TASK STATEMENT:
In the entries below, find the line containing "Convert this chart to React, TypeScript" and the line containing "Chart.register(...registerables);". Copy those two lines and everything between them exactly, and only that.

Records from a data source
◆ ◆ ◆ ◆ ◆ ◆ ◆
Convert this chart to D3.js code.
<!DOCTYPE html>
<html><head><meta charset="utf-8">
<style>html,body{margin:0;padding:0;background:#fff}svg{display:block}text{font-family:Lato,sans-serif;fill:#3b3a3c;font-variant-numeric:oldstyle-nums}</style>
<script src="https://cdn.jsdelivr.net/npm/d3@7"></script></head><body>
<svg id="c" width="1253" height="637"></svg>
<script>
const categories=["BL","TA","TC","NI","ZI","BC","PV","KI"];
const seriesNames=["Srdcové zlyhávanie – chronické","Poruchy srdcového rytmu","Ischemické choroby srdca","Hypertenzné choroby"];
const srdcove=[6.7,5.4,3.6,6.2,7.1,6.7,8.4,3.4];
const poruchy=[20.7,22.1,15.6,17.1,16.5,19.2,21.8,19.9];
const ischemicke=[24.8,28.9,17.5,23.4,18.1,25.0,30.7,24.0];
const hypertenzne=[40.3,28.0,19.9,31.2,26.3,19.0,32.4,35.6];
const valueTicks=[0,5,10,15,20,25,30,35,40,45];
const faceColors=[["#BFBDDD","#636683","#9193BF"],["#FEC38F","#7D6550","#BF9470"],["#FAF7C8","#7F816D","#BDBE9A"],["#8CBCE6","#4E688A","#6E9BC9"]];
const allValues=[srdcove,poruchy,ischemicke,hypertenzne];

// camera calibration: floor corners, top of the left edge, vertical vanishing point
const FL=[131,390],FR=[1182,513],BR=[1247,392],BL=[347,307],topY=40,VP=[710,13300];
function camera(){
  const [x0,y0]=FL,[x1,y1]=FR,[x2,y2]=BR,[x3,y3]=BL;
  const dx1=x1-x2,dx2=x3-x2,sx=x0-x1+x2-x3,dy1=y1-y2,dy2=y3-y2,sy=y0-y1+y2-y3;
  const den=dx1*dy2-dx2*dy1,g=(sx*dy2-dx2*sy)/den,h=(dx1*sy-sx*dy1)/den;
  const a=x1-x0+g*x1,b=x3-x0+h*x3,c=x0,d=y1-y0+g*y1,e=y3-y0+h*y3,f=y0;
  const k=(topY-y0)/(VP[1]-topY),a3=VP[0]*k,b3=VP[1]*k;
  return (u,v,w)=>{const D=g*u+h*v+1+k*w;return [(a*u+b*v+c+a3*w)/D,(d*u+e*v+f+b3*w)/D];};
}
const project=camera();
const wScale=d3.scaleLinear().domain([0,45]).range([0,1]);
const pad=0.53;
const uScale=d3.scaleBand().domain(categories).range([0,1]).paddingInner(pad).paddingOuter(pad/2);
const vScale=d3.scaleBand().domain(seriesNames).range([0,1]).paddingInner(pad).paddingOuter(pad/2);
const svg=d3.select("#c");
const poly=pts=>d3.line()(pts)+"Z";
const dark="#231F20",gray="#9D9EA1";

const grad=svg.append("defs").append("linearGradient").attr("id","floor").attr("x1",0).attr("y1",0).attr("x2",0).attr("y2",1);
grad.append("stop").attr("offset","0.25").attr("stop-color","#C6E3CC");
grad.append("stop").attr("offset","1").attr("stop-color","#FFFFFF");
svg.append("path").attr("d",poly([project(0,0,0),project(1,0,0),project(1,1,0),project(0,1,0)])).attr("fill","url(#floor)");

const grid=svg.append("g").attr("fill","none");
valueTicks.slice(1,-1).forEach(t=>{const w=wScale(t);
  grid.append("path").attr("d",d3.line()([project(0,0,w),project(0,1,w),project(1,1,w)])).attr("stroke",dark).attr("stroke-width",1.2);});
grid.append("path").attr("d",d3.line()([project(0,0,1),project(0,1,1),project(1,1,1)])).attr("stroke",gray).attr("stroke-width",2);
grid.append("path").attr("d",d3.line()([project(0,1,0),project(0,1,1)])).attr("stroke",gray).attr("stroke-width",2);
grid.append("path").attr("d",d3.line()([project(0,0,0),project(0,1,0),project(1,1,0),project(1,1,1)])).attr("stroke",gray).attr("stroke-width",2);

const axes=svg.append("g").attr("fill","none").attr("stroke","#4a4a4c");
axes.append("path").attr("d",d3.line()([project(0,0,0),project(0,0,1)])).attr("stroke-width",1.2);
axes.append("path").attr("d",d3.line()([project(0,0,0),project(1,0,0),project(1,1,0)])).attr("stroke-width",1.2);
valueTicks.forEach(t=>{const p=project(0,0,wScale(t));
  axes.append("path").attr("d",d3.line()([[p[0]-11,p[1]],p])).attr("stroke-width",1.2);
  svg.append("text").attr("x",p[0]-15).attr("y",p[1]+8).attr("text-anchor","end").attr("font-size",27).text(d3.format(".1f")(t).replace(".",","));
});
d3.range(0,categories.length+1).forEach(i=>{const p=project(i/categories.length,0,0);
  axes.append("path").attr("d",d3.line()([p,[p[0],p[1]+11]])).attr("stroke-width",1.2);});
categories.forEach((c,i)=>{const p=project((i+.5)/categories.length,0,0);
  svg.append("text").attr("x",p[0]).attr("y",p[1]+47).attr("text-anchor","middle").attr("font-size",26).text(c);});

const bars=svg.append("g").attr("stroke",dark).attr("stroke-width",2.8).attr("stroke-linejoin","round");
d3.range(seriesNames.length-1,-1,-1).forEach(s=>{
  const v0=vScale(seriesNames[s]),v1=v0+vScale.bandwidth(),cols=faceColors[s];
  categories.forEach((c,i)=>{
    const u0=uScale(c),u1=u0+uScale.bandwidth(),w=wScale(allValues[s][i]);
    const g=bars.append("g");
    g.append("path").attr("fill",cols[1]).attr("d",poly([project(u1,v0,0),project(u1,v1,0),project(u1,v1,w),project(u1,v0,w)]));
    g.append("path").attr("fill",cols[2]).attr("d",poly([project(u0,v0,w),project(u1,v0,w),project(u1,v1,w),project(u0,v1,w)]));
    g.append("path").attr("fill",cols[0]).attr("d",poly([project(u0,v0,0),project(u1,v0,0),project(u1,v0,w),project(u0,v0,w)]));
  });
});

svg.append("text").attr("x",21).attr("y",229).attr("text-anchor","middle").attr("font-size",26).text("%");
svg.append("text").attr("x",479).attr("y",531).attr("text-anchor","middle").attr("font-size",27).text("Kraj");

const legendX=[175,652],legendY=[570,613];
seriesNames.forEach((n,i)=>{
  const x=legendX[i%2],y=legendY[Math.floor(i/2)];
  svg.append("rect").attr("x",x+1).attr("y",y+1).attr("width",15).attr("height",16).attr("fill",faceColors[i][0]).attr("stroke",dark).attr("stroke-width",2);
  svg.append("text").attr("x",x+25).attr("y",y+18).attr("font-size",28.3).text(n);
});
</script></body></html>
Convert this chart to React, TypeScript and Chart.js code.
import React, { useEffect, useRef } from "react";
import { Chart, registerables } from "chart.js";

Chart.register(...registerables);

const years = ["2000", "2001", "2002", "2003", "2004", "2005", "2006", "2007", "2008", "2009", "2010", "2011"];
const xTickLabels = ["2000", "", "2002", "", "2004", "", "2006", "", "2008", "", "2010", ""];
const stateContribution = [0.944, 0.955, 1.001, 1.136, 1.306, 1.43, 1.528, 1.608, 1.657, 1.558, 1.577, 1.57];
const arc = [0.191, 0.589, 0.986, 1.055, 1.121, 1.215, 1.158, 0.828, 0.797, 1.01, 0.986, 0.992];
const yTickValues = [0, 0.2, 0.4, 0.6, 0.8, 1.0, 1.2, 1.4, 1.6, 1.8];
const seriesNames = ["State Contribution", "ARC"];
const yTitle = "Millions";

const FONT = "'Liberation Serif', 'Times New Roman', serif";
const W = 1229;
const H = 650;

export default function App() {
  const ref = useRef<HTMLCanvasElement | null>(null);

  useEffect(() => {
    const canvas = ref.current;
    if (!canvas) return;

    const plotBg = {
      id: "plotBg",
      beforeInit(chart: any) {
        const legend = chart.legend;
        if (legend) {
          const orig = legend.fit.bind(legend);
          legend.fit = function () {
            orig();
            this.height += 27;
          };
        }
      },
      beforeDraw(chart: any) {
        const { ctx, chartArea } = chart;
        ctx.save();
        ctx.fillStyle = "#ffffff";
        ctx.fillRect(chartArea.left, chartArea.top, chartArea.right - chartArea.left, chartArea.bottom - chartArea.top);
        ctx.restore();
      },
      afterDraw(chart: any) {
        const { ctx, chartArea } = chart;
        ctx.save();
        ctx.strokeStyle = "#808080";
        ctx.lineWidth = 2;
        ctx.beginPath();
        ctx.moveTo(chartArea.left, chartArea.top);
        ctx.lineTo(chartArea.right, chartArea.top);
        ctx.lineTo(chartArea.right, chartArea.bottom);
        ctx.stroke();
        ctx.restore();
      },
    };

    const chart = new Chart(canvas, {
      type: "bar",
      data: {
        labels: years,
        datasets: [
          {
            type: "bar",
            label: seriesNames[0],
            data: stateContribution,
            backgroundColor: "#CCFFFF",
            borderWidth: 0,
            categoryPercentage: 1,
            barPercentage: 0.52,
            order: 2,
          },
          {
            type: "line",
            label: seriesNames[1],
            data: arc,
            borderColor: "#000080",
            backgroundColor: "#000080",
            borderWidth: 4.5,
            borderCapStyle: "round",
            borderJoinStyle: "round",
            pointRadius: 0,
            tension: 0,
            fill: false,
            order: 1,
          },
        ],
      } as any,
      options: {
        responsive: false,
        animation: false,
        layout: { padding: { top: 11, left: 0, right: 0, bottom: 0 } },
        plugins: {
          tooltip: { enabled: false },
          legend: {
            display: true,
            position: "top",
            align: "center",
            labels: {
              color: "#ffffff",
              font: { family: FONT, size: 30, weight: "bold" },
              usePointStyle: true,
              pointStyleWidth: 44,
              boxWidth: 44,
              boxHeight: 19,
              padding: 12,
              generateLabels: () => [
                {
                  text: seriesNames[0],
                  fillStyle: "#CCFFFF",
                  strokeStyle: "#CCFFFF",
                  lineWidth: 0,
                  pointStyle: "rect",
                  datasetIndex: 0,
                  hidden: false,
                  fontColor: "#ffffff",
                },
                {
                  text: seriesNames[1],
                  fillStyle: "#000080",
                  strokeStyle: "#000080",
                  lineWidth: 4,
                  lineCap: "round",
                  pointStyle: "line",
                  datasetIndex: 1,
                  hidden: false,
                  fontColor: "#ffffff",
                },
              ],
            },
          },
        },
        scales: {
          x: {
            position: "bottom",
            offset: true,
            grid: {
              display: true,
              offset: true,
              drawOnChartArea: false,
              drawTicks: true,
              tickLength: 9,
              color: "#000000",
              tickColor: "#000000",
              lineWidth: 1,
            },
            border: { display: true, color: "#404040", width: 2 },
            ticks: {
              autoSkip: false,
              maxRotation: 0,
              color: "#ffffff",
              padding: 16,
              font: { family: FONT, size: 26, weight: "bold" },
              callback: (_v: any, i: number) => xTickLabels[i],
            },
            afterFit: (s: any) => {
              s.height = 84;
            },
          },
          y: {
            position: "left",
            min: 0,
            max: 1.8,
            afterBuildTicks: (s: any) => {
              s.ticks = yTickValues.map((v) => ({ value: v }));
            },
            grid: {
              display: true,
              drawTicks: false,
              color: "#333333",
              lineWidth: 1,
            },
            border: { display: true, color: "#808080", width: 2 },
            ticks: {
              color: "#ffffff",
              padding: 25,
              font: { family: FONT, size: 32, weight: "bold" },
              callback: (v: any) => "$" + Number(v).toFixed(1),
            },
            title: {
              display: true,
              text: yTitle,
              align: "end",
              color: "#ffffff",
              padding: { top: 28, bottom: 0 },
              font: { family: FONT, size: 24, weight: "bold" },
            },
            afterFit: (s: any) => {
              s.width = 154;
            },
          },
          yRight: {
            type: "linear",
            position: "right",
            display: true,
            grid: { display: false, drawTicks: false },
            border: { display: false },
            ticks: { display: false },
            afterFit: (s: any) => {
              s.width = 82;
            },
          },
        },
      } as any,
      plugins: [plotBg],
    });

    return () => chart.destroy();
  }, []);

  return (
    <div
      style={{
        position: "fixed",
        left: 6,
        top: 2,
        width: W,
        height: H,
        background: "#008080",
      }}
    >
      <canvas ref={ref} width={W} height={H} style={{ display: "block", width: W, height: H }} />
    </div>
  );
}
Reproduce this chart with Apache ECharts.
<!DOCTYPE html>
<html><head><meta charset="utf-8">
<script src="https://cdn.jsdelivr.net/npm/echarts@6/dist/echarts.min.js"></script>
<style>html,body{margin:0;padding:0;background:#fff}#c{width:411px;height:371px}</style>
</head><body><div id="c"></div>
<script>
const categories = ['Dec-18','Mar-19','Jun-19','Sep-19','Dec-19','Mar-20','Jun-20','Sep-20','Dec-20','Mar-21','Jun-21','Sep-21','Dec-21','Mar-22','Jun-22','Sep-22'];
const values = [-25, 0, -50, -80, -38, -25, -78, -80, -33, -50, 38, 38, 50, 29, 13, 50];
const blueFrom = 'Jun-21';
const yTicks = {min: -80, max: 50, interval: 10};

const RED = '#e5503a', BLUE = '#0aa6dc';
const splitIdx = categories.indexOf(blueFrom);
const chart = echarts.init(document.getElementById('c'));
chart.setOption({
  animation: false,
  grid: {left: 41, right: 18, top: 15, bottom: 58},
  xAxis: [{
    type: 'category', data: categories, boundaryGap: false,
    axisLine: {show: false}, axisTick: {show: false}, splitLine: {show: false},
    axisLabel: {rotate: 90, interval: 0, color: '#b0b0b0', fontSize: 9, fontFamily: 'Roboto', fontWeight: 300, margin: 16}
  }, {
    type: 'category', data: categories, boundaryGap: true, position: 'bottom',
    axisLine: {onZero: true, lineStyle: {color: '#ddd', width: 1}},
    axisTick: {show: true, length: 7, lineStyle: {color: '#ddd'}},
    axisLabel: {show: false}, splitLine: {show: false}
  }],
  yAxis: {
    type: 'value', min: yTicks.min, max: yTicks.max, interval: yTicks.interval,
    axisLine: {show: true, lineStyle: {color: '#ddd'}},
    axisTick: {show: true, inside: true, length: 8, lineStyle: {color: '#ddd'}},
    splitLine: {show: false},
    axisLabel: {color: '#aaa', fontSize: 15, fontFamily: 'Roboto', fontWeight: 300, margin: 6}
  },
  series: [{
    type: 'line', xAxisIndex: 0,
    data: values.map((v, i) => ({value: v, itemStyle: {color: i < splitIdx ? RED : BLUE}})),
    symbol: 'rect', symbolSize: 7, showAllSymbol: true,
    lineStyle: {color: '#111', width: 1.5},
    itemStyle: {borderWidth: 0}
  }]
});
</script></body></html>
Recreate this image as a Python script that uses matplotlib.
◆ ◆ ◆ ◆ ◆ ◆ ◆
REPLY:
Convert this chart to React, TypeScript and Chart.js code.
import React, { useEffect, useRef } from "react";
import { Chart, registerables } from "chart.js";

Chart.register(...registerables);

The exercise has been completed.